Persea americana is an evergreen tree, native to Mexico, Central America and South America. It belongs to Lauraceae, the plant family that also includes cinnamon trees. Avocado trees produce green-skinned, round or pear-shaped fruit containing a single large pit (seed). Botanically speaking, avocado is actually a berry. Its yellow flesh is nutrient-rich and high in monounsaturated fat—characteristics that lend to its label as a “super food.”
The common name avocado is an English adaptation of the Spanish word, aguacate, which is an adaptation of an Aztec word also used to describe testicles—an apparent reference to the shape of the fruit. It is also sometimes referred to as “alligator pear” because of its bumpy green peel and pear-like shape.
The typical avocado you find in the grocery store likely comes from one of two places—Mexico or California. Mexico exports nearly 2 billion avocados to the United States each year. California produces about 90 percent of the U.S. avocado crop.
There are several varieties of avocado, but Hass is by far the most popular. The cultivar was created by Rudolph Hass and patented in 1935. Today, Hass accounts for 80 percent of the world’s avocado crop.
Commercial growers typically graft avocado onto rootstock to keep the quality and quantity of fruit consistent. The fruit is harvested when full-grown, but firm, making them easier to transport to grocery stores across the country. An avocado is ripe when the skin turns dark and it gives slightly when squeezed gently.
Eat it or wear it
One of the most common culinary uses of avocados is as the main ingredient in guacamole. The popular dip often includes parts of other plants such as tomatoes, onions, cilantro and lime. There are endless variations of this recipe, including this mention of a guacamole-like creation from 1851 that calls for the addition of wine and sugar.
“…and this is so rich and mild that most people make use of some spice or pungent substance to give it poignancy; and wine, sugar, lime-juice, but mostly pepper and salt, are used.”
from Curtis’s botanical magazine (1851)
Avocados aren’t just for eating either. It’s high oil content and assortment of nutrients also make it a popular ingredient in Do-It-Yourself beauty remedies.
Grow your Own
Avocados are fairly easy to grow from seed, making them perfect for a home experiment. Start by peeling away the outer coating on the seed. Then, use toothpicks to suspend the seed about half-submerged in a jar of water. In a few weeks you’ll see roots emerge in the water followed by a green sprout from the top.
You can now transfer the plant into a pot with soil. Keep it well-watered but not soaked, and in a sunny spot. Your avocado tree can be put outside in summer, but will need to be brought in from the cold when temperatures dip below 50 degrees.
Avocados in our Collection
Because of its intolerance for cold, the only place the Garden can grow avocados is in the Climatron®. Our avocado tree is a semi-dwarf cultivar called Whitsell.
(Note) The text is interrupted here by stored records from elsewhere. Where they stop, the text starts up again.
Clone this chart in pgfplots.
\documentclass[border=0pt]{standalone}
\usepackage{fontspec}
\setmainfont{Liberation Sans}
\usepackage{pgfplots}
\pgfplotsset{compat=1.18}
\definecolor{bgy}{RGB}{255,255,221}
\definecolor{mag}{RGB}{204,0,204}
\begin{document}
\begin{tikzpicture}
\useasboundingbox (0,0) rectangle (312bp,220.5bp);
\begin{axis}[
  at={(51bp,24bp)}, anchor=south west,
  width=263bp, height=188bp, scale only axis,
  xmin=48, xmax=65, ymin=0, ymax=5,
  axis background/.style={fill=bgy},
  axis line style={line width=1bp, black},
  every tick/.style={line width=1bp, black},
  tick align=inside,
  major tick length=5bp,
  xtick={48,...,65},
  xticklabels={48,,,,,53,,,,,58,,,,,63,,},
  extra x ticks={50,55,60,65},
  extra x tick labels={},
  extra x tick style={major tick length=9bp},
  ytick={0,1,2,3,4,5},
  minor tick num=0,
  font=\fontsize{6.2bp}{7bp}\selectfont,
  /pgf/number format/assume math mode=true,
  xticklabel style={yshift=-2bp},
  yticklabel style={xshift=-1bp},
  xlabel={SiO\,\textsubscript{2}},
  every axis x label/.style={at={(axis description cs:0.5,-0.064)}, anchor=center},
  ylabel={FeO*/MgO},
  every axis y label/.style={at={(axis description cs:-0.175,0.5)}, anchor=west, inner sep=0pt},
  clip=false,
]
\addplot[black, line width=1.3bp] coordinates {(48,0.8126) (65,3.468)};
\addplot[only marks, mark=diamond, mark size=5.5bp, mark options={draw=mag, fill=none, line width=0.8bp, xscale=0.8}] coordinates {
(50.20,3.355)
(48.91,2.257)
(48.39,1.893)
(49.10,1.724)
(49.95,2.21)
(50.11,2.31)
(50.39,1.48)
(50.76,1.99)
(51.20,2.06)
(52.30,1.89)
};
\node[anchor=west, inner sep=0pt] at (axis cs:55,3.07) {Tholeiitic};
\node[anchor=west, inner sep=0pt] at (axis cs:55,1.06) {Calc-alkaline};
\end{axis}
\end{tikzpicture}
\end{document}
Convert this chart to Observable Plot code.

It grows near our other tropical fruit trees like cacao and jackfruit.
Several specimens of avocado are also contained in the Garden’s herbarium. Some of these vouchers include dried cross-sections of the fruit and its seed, while others show the plants flowers. These vouchers typically contain valuable data about geographic location, environmental conditions, and the year it was collected—information useful to Garden researchers and others around the world. For instance, Persea americana is included in a recently completed checklist of the plant diversity of the Americas.